■ Collected material ■
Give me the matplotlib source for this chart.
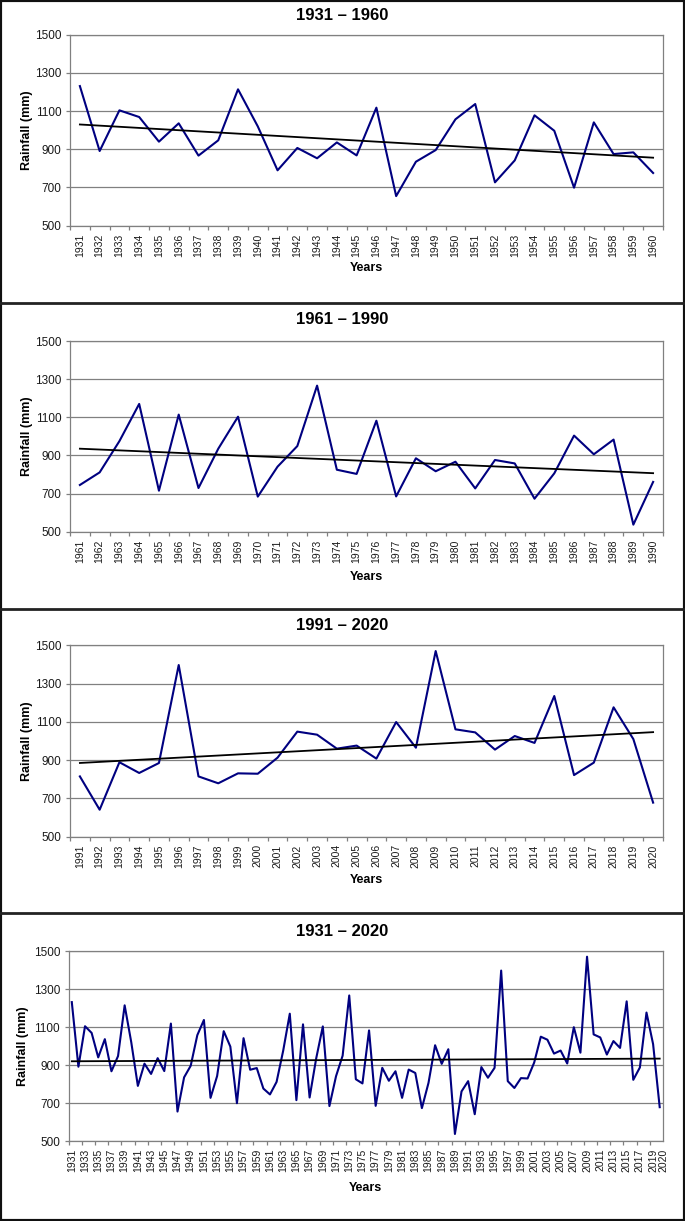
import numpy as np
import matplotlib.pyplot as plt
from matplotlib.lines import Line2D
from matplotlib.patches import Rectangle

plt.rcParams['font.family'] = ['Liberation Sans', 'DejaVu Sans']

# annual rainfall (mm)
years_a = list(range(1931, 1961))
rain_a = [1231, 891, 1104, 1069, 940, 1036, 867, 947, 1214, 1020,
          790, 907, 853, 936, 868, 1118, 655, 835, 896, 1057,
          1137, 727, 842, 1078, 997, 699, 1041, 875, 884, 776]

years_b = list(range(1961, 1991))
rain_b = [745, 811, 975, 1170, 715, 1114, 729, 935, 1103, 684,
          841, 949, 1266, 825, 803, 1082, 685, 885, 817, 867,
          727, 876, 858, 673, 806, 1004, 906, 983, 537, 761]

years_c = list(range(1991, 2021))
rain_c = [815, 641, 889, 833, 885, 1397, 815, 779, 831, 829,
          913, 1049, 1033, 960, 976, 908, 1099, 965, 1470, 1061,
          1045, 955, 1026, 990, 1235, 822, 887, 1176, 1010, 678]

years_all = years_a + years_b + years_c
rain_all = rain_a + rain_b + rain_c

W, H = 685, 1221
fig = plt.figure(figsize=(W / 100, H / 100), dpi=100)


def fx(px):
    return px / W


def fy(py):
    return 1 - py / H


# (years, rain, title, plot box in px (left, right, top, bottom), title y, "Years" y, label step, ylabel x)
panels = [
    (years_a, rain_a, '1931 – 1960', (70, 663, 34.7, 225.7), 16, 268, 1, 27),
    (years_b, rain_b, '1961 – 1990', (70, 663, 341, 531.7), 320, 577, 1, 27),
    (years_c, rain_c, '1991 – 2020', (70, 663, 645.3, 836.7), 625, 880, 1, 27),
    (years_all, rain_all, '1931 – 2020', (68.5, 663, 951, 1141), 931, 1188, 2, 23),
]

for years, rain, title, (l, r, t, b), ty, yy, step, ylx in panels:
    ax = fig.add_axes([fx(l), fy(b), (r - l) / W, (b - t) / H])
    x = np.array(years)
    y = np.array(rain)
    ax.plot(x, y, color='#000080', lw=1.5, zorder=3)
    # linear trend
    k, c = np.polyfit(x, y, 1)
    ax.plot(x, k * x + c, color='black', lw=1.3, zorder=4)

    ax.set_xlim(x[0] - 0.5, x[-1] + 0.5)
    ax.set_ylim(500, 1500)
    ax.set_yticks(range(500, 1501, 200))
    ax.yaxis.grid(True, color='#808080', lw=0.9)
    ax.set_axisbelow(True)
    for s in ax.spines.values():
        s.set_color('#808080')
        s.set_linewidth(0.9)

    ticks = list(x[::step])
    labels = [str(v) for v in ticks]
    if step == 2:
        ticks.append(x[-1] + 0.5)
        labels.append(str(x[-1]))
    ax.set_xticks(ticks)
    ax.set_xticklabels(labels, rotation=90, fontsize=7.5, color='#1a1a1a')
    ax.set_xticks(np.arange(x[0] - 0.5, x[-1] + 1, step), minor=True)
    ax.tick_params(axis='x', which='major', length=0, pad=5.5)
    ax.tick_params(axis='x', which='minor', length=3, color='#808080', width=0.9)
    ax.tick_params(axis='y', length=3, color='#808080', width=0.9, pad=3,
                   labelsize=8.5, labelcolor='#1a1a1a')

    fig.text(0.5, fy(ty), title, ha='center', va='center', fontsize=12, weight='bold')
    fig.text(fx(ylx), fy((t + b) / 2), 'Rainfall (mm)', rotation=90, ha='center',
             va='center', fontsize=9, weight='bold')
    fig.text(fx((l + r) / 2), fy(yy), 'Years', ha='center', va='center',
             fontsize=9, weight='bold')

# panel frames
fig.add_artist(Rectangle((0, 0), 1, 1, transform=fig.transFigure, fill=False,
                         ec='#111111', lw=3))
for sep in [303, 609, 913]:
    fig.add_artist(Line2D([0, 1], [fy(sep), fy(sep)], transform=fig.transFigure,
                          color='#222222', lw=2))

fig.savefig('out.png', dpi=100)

■ What you should do ■
Restate each line from the start of the listing through the line bearing "1137, 727, 842, 1078, 997, 699, 1041, 875, 884, 776]" word for word. Drop the pictures.

■ Task result ■
Give me the matplotlib source for this chart.
import numpy as np
import matplotlib.pyplot as plt
from matplotlib.lines import Line2D
from matplotlib.patches import Rectangle

plt.rcParams['font.family'] = ['Liberation Sans', 'DejaVu Sans']

# annual rainfall (mm)
years_a = list(range(1931, 1961))
rain_a = [1231, 891, 1104, 1069, 940, 1036, 867, 947, 1214, 1020,
          790, 907, 853, 936, 868, 1118, 655, 835, 896, 1057,
          1137, 727, 842, 1078, 997, 699, 1041, 875, 884, 776]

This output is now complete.